Published on July 06, 1995

Benjamin Hall has never lacked for audacity, and the latest legal gambit of the self-described "South Carolina country boy" has Houston energy executives fuming and political consultants shaking their heads in bemusement.

As Mayor Bob Lanier's city attorney, Hall ramrodded a lawsuit against Valero Energy that resulted in the company forking over $14 million to the city for unpaid user fees on pipelines running under Houston rights of way. Hall hired noted plaintiffs' lawyer John O'Quinn to work with the city's legal department on that suit, then resigned as city attorney at the end of last year to join O'Quinn's firm, O'Quinn, Kerensky & McAninch. [See "Boss Hall," by Brian Wallstin, in the December 22, 1994, Houston Press.] He was barely out the door at City Hall when he began recruiting Texas municipalities for a large-scale blitzkrieg against pipeline owners using principles he learned in the Valero litigation.

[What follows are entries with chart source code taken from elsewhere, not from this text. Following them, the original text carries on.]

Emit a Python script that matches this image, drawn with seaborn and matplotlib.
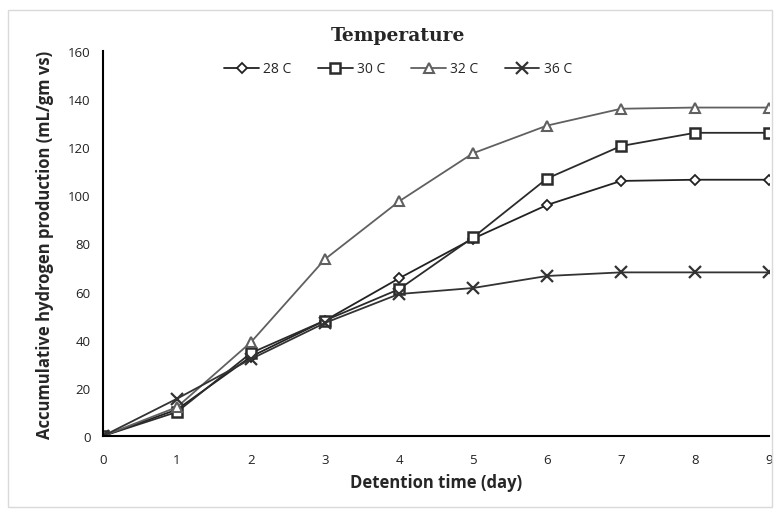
import numpy as np
import pandas as pd
import seaborn as sns
import matplotlib.pyplot as plt
from matplotlib.patches import Rectangle

days = [0, 1, 2, 3, 4, 5, 6, 7, 8, 9]
temp_28 = [0, 11, 33, 48, 65.5, 82, 96, 106, 106.5, 106.5]
temp_30 = [0, 10, 34.5, 48, 61, 82.5, 107, 120.5, 126, 126]
temp_32 = [0, 12, 39, 73.5, 97.5, 117.5, 129, 136, 136.5, 136.5]
temp_36 = [0, 15.5, 32, 47, 59, 61.5, 66.5, 68, 68, 68]
labels = ["28 C", "30 C", "32 C", "36 C"]

sns.set_style("white")
plt.rcParams['font.family'] = ['Open Sans', 'DejaVu Sans']

df = pd.DataFrame({"day": days, "28 C": temp_28, "30 C": temp_30,
                   "32 C": temp_32, "36 C": temp_36})
long = df.melt(id_vars="day", var_name="temp", value_name="h2")

fig = plt.figure(figsize=(7.74, 5.10), dpi=100)
ax = fig.add_axes([103 / 774, 1 - 437 / 510, 666 / 774, 385 / 510])

styles = {
    "28 C": dict(marker="D", color="#222222", ms=5, mew=1.3),
    "30 C": dict(marker="s", color="#2b2b2b", ms=7, mew=1.8),
    "32 C": dict(marker="^", color="#606060", ms=7.5, mew=1.5),
    "36 C": dict(marker="x", color="#333333", ms=8, mew=1.6),
}

for lab in labels:
    st = styles[lab]
    sub = long[long["temp"] == lab]
    sns.lineplot(data=sub, x="day", y="h2", ax=ax, color=st["color"],
                 linewidth=1.3, marker=st["marker"], markersize=st["ms"],
                 markerfacecolor="white", markeredgecolor=st["color"],
                 markeredgewidth=st["mew"], label=lab)

ax.set_xlim(0, 9)
ax.set_ylim(0, 160)
ax.set_xticks(days)
ax.set_yticks(range(0, 161, 20))
ax.tick_params(axis="both", length=0, labelsize=9.5, colors="#222222")
ax.tick_params(axis="x", pad=12)
ax.tick_params(axis="y", pad=9)
for s in ["top", "right"]:
    ax.spines[s].set_visible(False)
for s in ["left", "bottom"]:
    ax.spines[s].set_color("black")
    ax.spines[s].set_linewidth(1.5)

ax.set_xlabel("Detention time (day)", fontsize=12, fontweight="bold", labelpad=5)
ax.set_ylabel("Accumulative hydrogen production (mL/gm vs)", fontsize=12,
              fontweight="bold", labelpad=10)

fig.text(398 / 774, 1 - 36 / 510, "Temperature", ha="center", va="center",
         fontsize=13.5, fontweight="bold", family=["DejaVu Serif"])

ax.legend(loc="center", bbox_to_anchor=(398 / 774, 1 - 70 / 510),
          bbox_transform=fig.transFigure, ncol=4,
          frameon=False, fontsize=10, handlelength=2.5, columnspacing=1.9,
          handletextpad=0.3, borderaxespad=0)

fig.patches.append(Rectangle((8 / 774, 2 / 510), 764 / 774, 497 / 510,
                             transform=fig.transFigure, fill=False,
                             edgecolor="#d9d9d9", linewidth=1))

fig.savefig("out.png", dpi=100)
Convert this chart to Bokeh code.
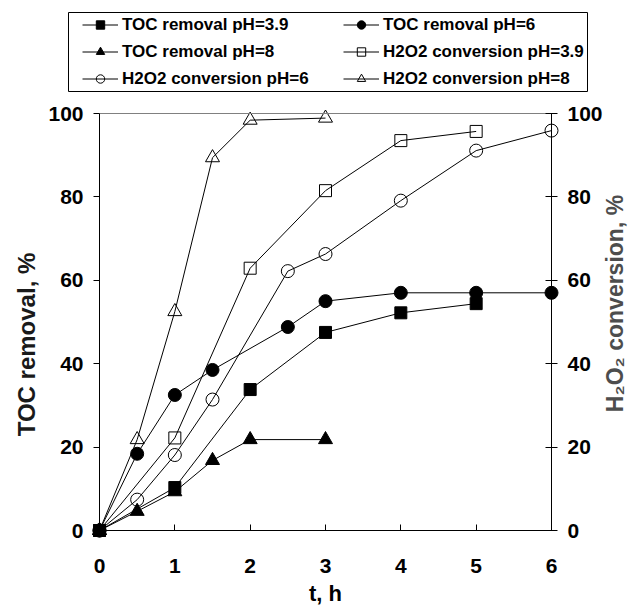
import math
from bokeh.plotting import figure
from bokeh.models import (Range1d, LinearAxis, Legend, LegendItem, FixedTicker,
                          Label, BoxAnnotation)
from bokeh.embed import file_html
from bokeh.resources import INLINE

# ---- data ----
t_toc39 = [0, 1, 2, 3, 4, 5]
toc39 = [0, 10.3, 33.8, 47.5, 52.2, 54.4]
t_toc6 = [0, 0.5, 1, 1.5, 2.5, 3, 4, 5, 6]
toc6 = [0, 18.4, 32.5, 38.5, 48.8, 55.0, 57.0, 57.0, 57.0]
t_toc8 = [0, 0.5, 1, 1.5, 2, 3]
toc8 = [0, 4.6, 9.3, 16.8, 21.8, 21.8]
t_h39 = [0, 1, 2, 3, 4, 5]
h39 = [0, 22.2, 62.9, 81.5, 93.5, 95.7]
t_h6 = [0, 0.5, 1, 1.5, 2.5, 3, 4, 5, 6]
h6 = [0, 7.4, 18.1, 31.4, 62.2, 66.3, 79.1, 91.1, 95.9]
t_h8 = [0, 0.5, 1, 1.5, 2, 3]
h8 = [0, 21.8, 52.5, 89.4, 98.4, 98.9]

x_ticks = [0, 1, 2, 3, 4, 5, 6]
y_ticks = [0, 20, 40, 60, 80, 100]
x_bounds = (0, 6)
y_bounds = (0, 100)

FONT = "Liberation Sans"

# ---- layout (pixels) ----
W, H = 628, 613
X0PX, X6PX = 99, 551       # pixel of t=0 and t=6
Y0PX, Y100PX = 530, 113    # pixel of 0 % and 100 %
sx = (X6PX - X0PX) / (x_bounds[1] - x_bounds[0])
sy = (Y0PX - Y100PX) / (y_bounds[1] - y_bounds[0])

def px2x(px):
    return x_bounds[0] + (px - X0PX) / sx

def px2y(py):
    return y_bounds[0] + (Y0PX - py) / sy

p = figure(width=W, height=H, output_backend="svg", toolbar_location=None,
           x_range=Range1d(px2x(0), px2x(W)), y_range=Range1d(px2y(H), px2y(0)),
           min_border=0, x_axis_location=None, y_axis_location=None)
p.title.visible = False
p.extra_y_ranges = {"h2o2": Range1d(px2y(H), px2y(0))}
p.xgrid.visible = False
p.ygrid.visible = False
p.outline_line_color = None
p.background_fill_color = "white"
p.border_fill_color = "white"

xax = LinearAxis(fixed_location=y_bounds[0], bounds=x_bounds, axis_label="t, h")
yax = LinearAxis(fixed_location=x_bounds[0], bounds=y_bounds)
ax2 = LinearAxis(fixed_location=x_bounds[1], bounds=y_bounds, y_range_name="h2o2")
topax = LinearAxis(fixed_location=y_bounds[1], bounds=x_bounds,
                   ticker=FixedTicker(ticks=[]), axis_line_color="#808080")
p.add_layout(xax, "below")
p.add_layout(yax, "left")
p.add_layout(ax2, "right")
p.add_layout(topax, "above")

for ax in [xax, yax, ax2]:
    ax.major_label_text_font = FONT
    ax.major_label_text_font_style = "bold"
    ax.major_label_text_font_size = "21px"
    ax.major_label_text_color = "black"
    ax.axis_line_color = "black"
    ax.major_tick_line_color = "black"
    ax.minor_tick_line_color = None

xax.ticker = FixedTicker(ticks=x_ticks)
xax.major_tick_in = 6
xax.major_tick_out = 0
xax.major_label_standoff = 28
xax.axis_label_standoff = 5
xax.axis_label_text_font = FONT
xax.axis_label_text_font_style = "bold"
xax.axis_label_text_font_size = "22px"
xax.axis_label_text_color = "black"

yax.ticker = FixedTicker(ticks=y_ticks)
yax.major_tick_in = 0
yax.major_tick_out = 6
yax.major_label_standoff = 10

ax2.ticker = FixedTicker(ticks=y_ticks)
ax2.major_tick_in = 6
ax2.major_tick_out = 6
ax2.major_label_standoff = 10

# vertical axis titles
p.add_layout(Label(x=px2x(26), y=px2y(344), text="TOC removal, %", angle=math.pi / 2,
                   text_align="center", text_baseline="middle", text_font=FONT,
                   text_font_style="bold", text_font_size="24px", text_color="#1a1a1a"))
p.add_layout(Label(x=px2x(614), y=px2y(303), text="H\u2082O\u2082 conversion, %",
                   angle=math.pi / 2, text_align="center", text_baseline="middle",
                   text_font=FONT, text_font_style="bold", text_font_size="23px",
                   text_color="#4d4d4d"))

def series(x, y, marker, fill, size, rng=None):
    kw = {} if rng is None else {"y_range_name": rng}
    ln = p.line(x, y, line_color="black", line_width=1, **kw)
    sc = p.scatter(x, y, marker=marker, size=size, fill_color=fill,
                   line_color="black", line_width=1, **kw)
    return [ln, sc]

r4 = series(t_h39, h39, "square", None, 12, "h2o2")
r5 = series(t_h6, h6, "circle", None, 13, "h2o2")
r6 = series(t_h8, h8, "triangle", None, 14, "h2o2")
r1 = series(t_toc39, toc39, "square", "black", 12)
r2 = series(t_toc6, toc6, "circle", "black", 13)
r3 = series(t_toc8, toc8, "triangle", "black", 14)

# legend frame
p.add_layout(BoxAnnotation(left=px2x(68), right=px2x(587), top=px2y(12), bottom=px2y(91),
                           fill_color="white", fill_alpha=1, line_color="black",
                           line_alpha=1, line_width=1))

leg_style = dict(label_text_font=FONT, label_text_font_style="bold",
                 label_text_font_size="17px", label_text_color="black",
                 glyph_width=36, glyph_height=21, label_height=20,
                 label_standoff=4, spacing=6, padding=0, margin=0,
                 border_line_color=None, background_fill_alpha=0)
legA = Legend(items=[LegendItem(label="TOC removal pH=3.9", renderers=r1),
                     LegendItem(label="TOC removal pH=8", renderers=r3),
                     LegendItem(label="H2O2 conversion pH=6", renderers=r5)],
              location=(82, H - 89), **leg_style)
legB = Legend(items=[LegendItem(label="TOC removal pH=6", renderers=r2),
                     LegendItem(label="H2O2 conversion pH=3.9", renderers=r4),
                     LegendItem(label="H2O2 conversion pH=8", renderers=r6)],
              location=(343, H - 89), **leg_style)
p.add_layout(legA, "center")
p.add_layout(legB, "center")

open("out.html", "w").write(file_html(p, INLINE))
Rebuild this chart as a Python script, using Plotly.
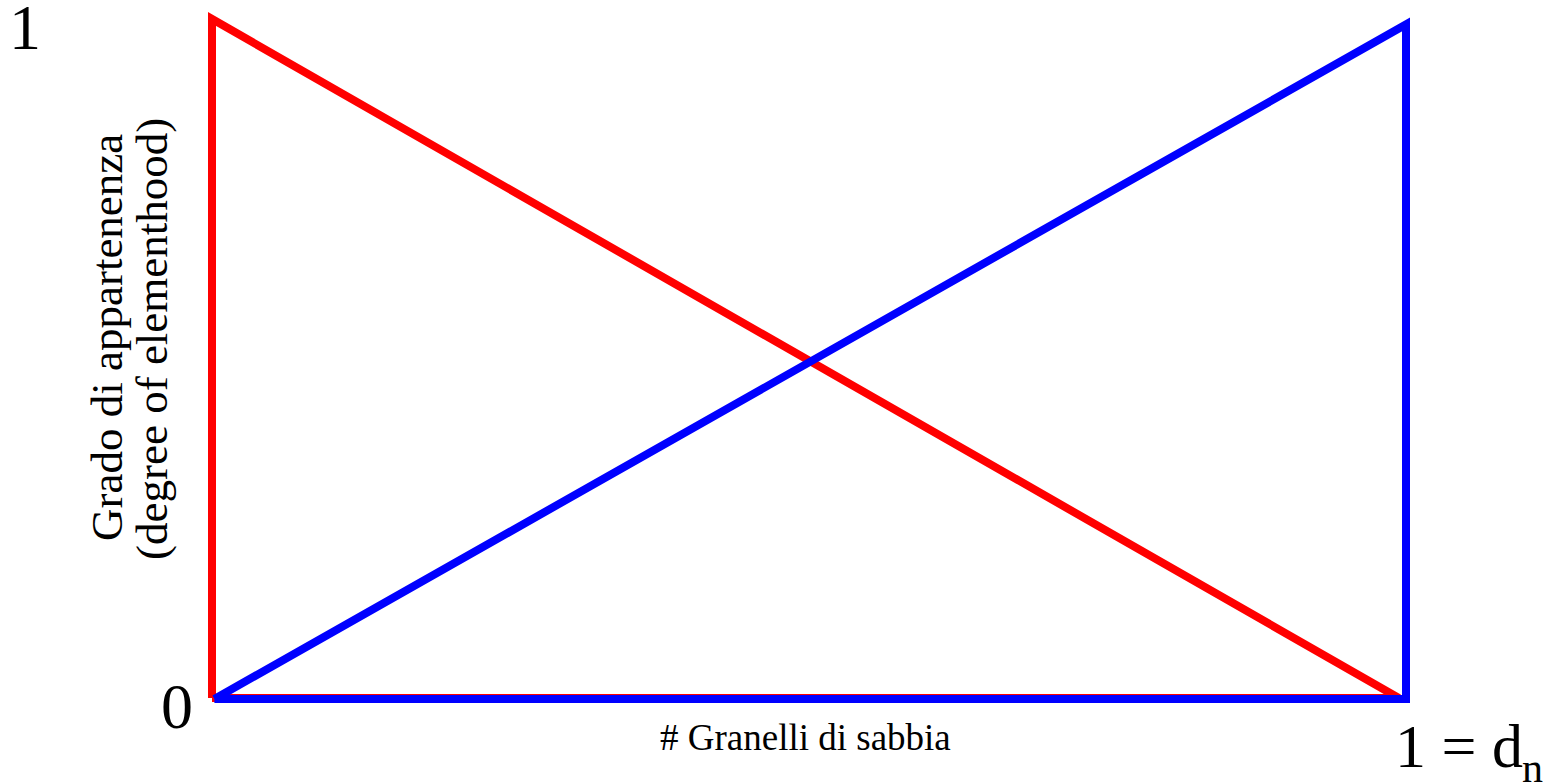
import plotly.graph_objects as go

# membership triangles (x = normalised grains of sand, y = degree of membership)
red_x = [0, 0, 0.994, 0]
red_y = [0, 1, 0, 0]
blue_x = [0.002, 1, 1, 0.002]
blue_y = [-0.0015, 0.992, -0.0015, -0.0015]

serif = "Liberation Serif, Times New Roman, serif"

W, H = 1543, 783
L, R, T, B = 200, 125, 10, 76
x0_px, x1_px = 212, 1406     # where x=0 and x=1 land on the page
y0_px, y1_px = 698, 19       # where y=0 and y=1 land on the page
pl, pr, pt, pb = L, W - R, T, H - B
sx = (x1_px - x0_px)
sy = (y0_px - y1_px)
xr = [(pl - x0_px) / sx, (pr - x0_px) / sx]
yr = [(y0_px - pb) / sy, (y0_px - pt) / sy]

fig = go.Figure()
fig.add_trace(go.Scatter(x=red_x, y=red_y, mode="lines", hoverinfo="skip",
                         line=dict(color="#ff0000", width=8), showlegend=False))
fig.add_trace(go.Scatter(x=blue_x, y=blue_y, mode="lines", hoverinfo="skip",
                         line=dict(color="#0000ff", width=8), showlegend=False))


def ann(text, px, py, size, angle=0, xanchor="center"):
    fig.add_annotation(text=text, x=(px - pl) / (pr - pl), y=(pb - py) / (pb - pt),
                       xref="paper", yref="paper",
                       showarrow=False, textangle=angle,
                       xanchor=xanchor, yanchor="middle",
                       font=dict(family=serif, size=size, color="black"))


ann("1", 25, 27, 64)
ann("0", 177, 706, 64)
ann("1 = d", 1393, 746, 62, xanchor="left")
ann("n", 1520, 768, 42, xanchor="left")
ann("# Granelli di sabbia", 805, 737, 37)
ann("Grado di appartenenza", 107, 338, 45, -90)
ann("(degree of elementhood)", 152, 339, 45, -90)

fig.update_xaxes(range=xr, visible=False)
fig.update_yaxes(range=yr, visible=False)
fig.update_layout(width=W, height=H,
                  margin=dict(l=L, r=R, t=T, b=B),
                  plot_bgcolor="white", paper_bgcolor="white")

fig.write_html("out.html", config={"displayModeBar": False},
               post_script="document.body.style.margin='0';")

Hall is considered a potential mayoral candidate in many quarters, but he may have struck a gusher of political poison along with the vein of legal gold he sees buried beneath the streets and other properties of the state's cities. The companies he's now attacking are the very firms whose contributions help fuel the campaigns of candidates for Houston city offices, and, as a major downtown player points out, the local economy remains very energy-dependent: "The major employers are energy companies, all of whom have pipelines that run under public streets. And they are, it's safe to say, furious about the theory that Benjamin's advancing. People don't soon forget those sorts of things."

A consultant who works in city campaigns puts it more bluntly: "The spin out there is Ben has totally screwed himself with the business community in filing this lawsuit and his chances for a shot at the mayor's seat or any political office are now dead ... Hopefully, he'll make a lot of money from this, 'cause that's all it's going to get him, if he wins."

Hall acknowledges he might pay a price for the litigation, but says the pipeline companies' "greed" won't cause him to back off.

He's doing it for the little guy, he explains.
"The taxpayers deserve this," he says, "and nobody deserves to use public property without paying for it."

Hall claims to have more than 20 municipal clients lined up, and he already has filed two suits on behalf of Baytown -- one against a group of Enron subsidiaries and one against Houston Lighting & Power. In the former, Hall is squaring off against attorneys from his old law firm, Vinson & Elkins.

The basic theory that Hall is pushing is that the transmission pipelines that run under cities' rights of way are actually distribution lines, similar to cable and electrical lines, and therefore the owners are subject to municipal franchise fees.

"The law requires anyone using public property to get the consent of cities to use public property," says Hall, who claims that a number of companies have simply trespassed on public property without permission. "We've found 'em. Now they are all upset because they've essentially stolen public property, didn't get the consent, and don't want to pay for it."

Some companies have even been making money off the use of municipal property that they never had rights to in the first place, Hall claims. "There are so many tricks that have gone on, it's almost unforgivable what we've discovered," he says. "People are not only using public property, but in some cases leasing public property for profit. Those people who are doing that would not like this [litigation] to go on. They'd like to kill it."

His predecessor as city attorney, Clarence West, credits Hall with pointing the way to a line of litigation that could mean big bucks for taxpayers and attorneys. West himself is considering signing on some municipal clients of his own for similar lawsuits.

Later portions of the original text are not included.